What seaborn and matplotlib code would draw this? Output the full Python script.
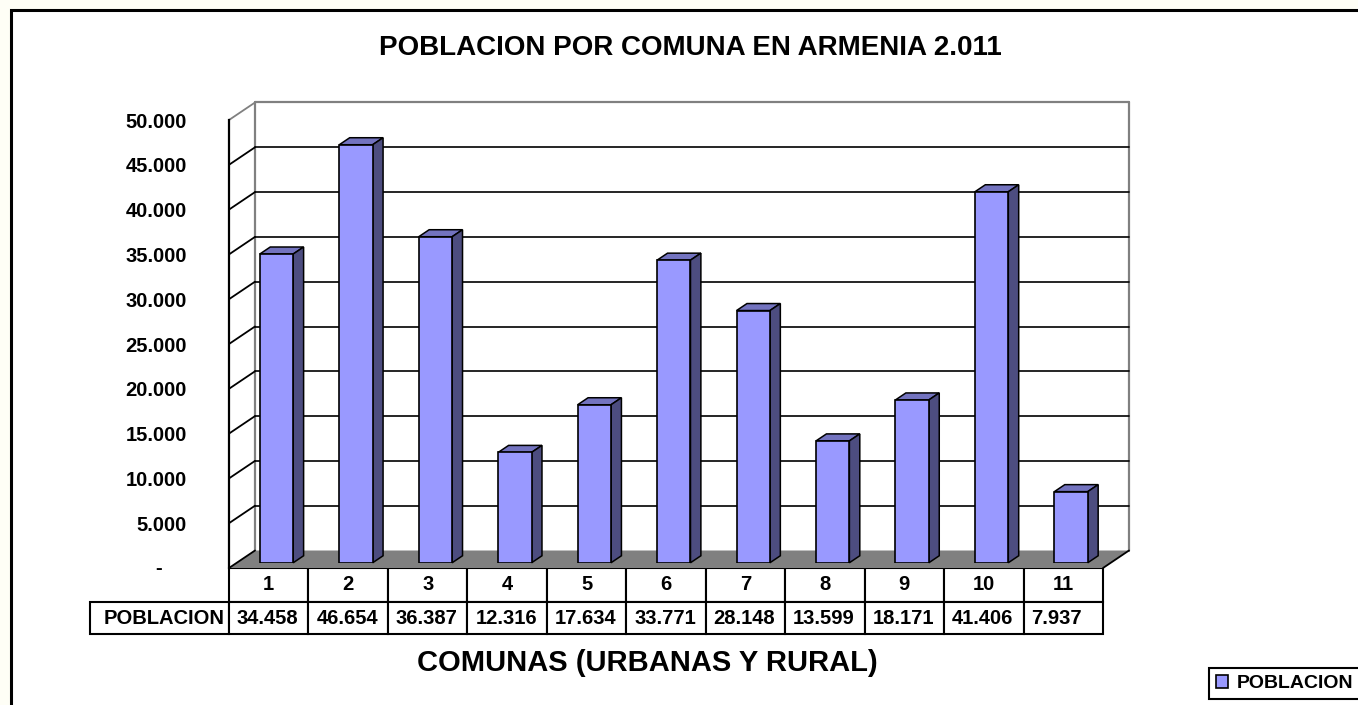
import matplotlib
matplotlib.use("Agg")
import matplotlib.pyplot as plt
import seaborn as sns
from matplotlib.patches import Polygon, Rectangle
from matplotlib.table import Table
from matplotlib.ticker import FixedLocator, FuncFormatter

# ---------------- data ----------------
comunas = ["1", "2", "3", "4", "5", "6", "7", "8", "9", "10", "11"]
poblacion = [34458, 46654, 36387, 12316, 17634, 33771, 28148, 13599, 18171, 41406, 7937]
y_ticks = [0, 5000, 10000, 15000, 20000, 25000, 30000, 35000, 40000, 45000, 50000]
series_name = "POBLACION"
title = "POBLACION POR COMUNA EN ARMENIA 2.011"
x_title = "COMUNAS (URBANAS Y RURAL)"


def fmt(v):
    return f"{int(round(v)):,}".replace(",", ".")


# ---------------- style ----------------
sns.set_style("white")
plt.rcParams["font.family"] = ["Liberation Sans", "DejaVu Sans"]
plt.rcParams["font.weight"] = "bold"
plt.rcParams["text.color"] = "black"
plt.rcParams["axes.labelcolor"] = "black"
plt.rcParams["ytick.color"] = "black"

FRONT = "#9999FF"
SIDE = "#4D4D80"
TOP = "#7373BF"
FLOOR = "#808080"
WALL = "#808080"

W, H = 1358, 705
fig = plt.figure(figsize=(W / 100, H / 100), dpi=100, facecolor="#FEFEF6")


def fx(px):
    return px / W


def fy(py):
    return 1 - py / H


# outer chart frame
fig.add_artist(Rectangle((fx(11), -0.2), 1.5, fy(10) + 0.2, transform=fig.transFigure,
                         facecolor="white", edgecolor="black", lw=2.2, zorder=-5))

# plot area (front plane) in pixels
FL, FR, FT, FB = 229, 1103, 120, 568
DX, DY = 26, 17.5          # depth of the 3D box in pixels
n = len(comunas)
ymax = y_ticks[-1]

ax = fig.add_axes([fx(FL), fy(FB), fx(FR) - fx(FL), fy(FT) - fy(FB)])
ax.set_facecolor("none")
ax.set_xlim(-0.5, n - 0.5)
ax.set_ylim(0, ymax)
for s in ["top", "right", "bottom"]:
    ax.spines[s].set_visible(False)
ax.spines["left"].set_color("black")
ax.spines["left"].set_linewidth(1.6)
ax.spines["left"].set_zorder(5)
ax.set_xticks([])
ax.yaxis.set_major_locator(FixedLocator(y_ticks))
ax.yaxis.set_major_formatter(FuncFormatter(lambda v, p: "" if v == 0 else fmt(v)))
ax.tick_params(axis="y", direction="out", length=6.5, width=1.3, color="black",
               pad=24, labelsize=14.5, labelcolor="black")
ax.annotate("-", xy=(0, 0), xycoords="axes fraction", xytext=(-50.8, 0),
            textcoords="offset points", ha="center", va="center", fontsize=14.5,
            fontweight="bold", color="black")

# depth in data units
ddx = DX / (FR - FL) * n
ddy = DY / (FB - FT) * ymax
x0, x1 = -0.5, n - 0.5

# floor
ax.add_patch(Polygon([(x0, 0), (x1, 0), (x1 + ddx, ddy), (x0 + ddx, ddy)],
                     closed=True, facecolor=FLOOR, edgecolor="none", zorder=1, clip_on=False))
ax.plot([x1, x1 + ddx], [0, ddy], color="black", lw=1.3, clip_on=False, zorder=2)

# back wall edges
ax.plot([x0 + ddx, x0 + ddx], [ddy, ymax + ddy], color=WALL, lw=1.6, clip_on=False, zorder=1)
ax.plot([x1 + ddx, x1 + ddx], [ddy, ymax + ddy], color=WALL, lw=1.6, clip_on=False, zorder=1)
ax.plot([x0 + ddx, x1 + ddx], [ymax + ddy, ymax + ddy], color=WALL, lw=1.6, clip_on=False, zorder=1)

# gridlines on back wall and side wall
for t in y_ticks:
    col = WALL if t == ymax else "black"
    ax.plot([x0, x0 + ddx], [t, t + ddy], color=col, lw=1.3, clip_on=False, zorder=2)
    if 0 < t < ymax:
        ax.plot([x0 + ddx, x1 + ddx], [t + ddy, t + ddy], color="black", lw=1.2,
                clip_on=False, zorder=1)

# data table
cat_w, lab_w = (FR - FL) / n, 139
row_h = [34, 32]
tot_w = lab_w + cat_w * n
tot_h = sum(row_h)
tbl = Table(ax, bbox=[-lab_w / (FR - FL), -tot_h / (FB - FT), tot_w / (FR - FL), tot_h / (FB - FT)])
rows = [[""] + comunas, [series_name] + [fmt(v) for v in poblacion]]
for r, row in enumerate(rows):
    for c, txt in enumerate(row):
        w = lab_w if c == 0 else cat_w
        loc = "center" if r == 0 else "left"
        cell = tbl.add_cell(r, c, width=w, height=row_h[r], text=txt, loc=loc,
                            facecolor="white", edgecolor="black")
        cell.set_linewidth(1.5)
        cell.get_text().set_fontweight("bold")
        cell.get_text().set_color("black")
        if r == 0 and c == 0:
            cell.visible_edges = "open"
            cell.set_facecolor("none")
tbl.auto_set_font_size(False)
tbl.set_fontsize(14.5)
ax.add_table(tbl)

# bars (on a plane 30% into the depth)
axb = fig.add_axes([fx(FL + 0.3 * DX), fy(FB - 0.3 * DY), fx(FR) - fx(FL), fy(FT) - fy(FB)])
sns.barplot(x=comunas, y=poblacion, ax=axb, color=FRONT, saturation=1, width=0.42,
            edgecolor="black", linewidth=1.2, label=series_name, zorder=3)
axb.set_xlim(-0.5, n - 0.5)
axb.set_ylim(0, ymax)
axb.set_facecolor("none")
axb.axis("off")
if axb.get_legend() is not None:
    axb.get_legend().remove()

bdx, bdy = 0.4 * ddx, 0.4 * ddy
for p in list(axb.patches):
    bx, bw, bh = p.get_x(), p.get_width(), p.get_height()
    axb.add_patch(Polygon([(bx, bh), (bx + bw, bh), (bx + bw + bdx, bh + bdy), (bx + bdx, bh + bdy)],
                          closed=True, facecolor=TOP, edgecolor="black", lw=1.1, zorder=2,
                          clip_on=False))
    axb.add_patch(Polygon([(bx + bw, 0), (bx + bw + bdx, bdy), (bx + bw + bdx, bh + bdy), (bx + bw, bh)],
                          closed=True, facecolor=SIDE, edgecolor="black", lw=1.1, zorder=2,
                          clip_on=False))

# titles
fig.text(fx(690), fy(48), title, ha="center", va="center", fontsize=20, fontweight="bold",
         color="black")
fig.text(fx(647), fy(663), x_title, ha="center", va="center", fontsize=21, fontweight="bold",
         color="black")

# legend (kept fully inside the canvas)
handles, labels = axb.get_legend_handles_labels()
leg = fig.legend(handles[:1], labels[:1], loc="lower left", bbox_to_anchor=(fx(1209), fy(699)),
                 bbox_transform=fig.transFigure, frameon=True, fancybox=False, edgecolor="black",
                 fontsize=14, handlelength=0.62, handleheight=0.62, handletextpad=0.45,
                 borderpad=0.35, borderaxespad=0, framealpha=1)
leg.get_frame().set_linewidth(1.5)
for t in leg.get_texts():
    t.set_color("black")

fig.savefig("out.png", dpi=100, facecolor=fig.get_facecolor())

● Problem:
The lines from the top of the data above through the one holding "from matplotlib.ticker import" are to be repeated exactly, and only those, with no pictures.

● Output for this task:
What seaborn and matplotlib code would draw this? Output the full Python script.
import matplotlib
matplotlib.use("Agg")
import matplotlib.pyplot as plt
import seaborn as sns
from matplotlib.patches import Polygon, Rectangle
from matplotlib.table import Table
from matplotlib.ticker import FixedLocator, FuncFormatter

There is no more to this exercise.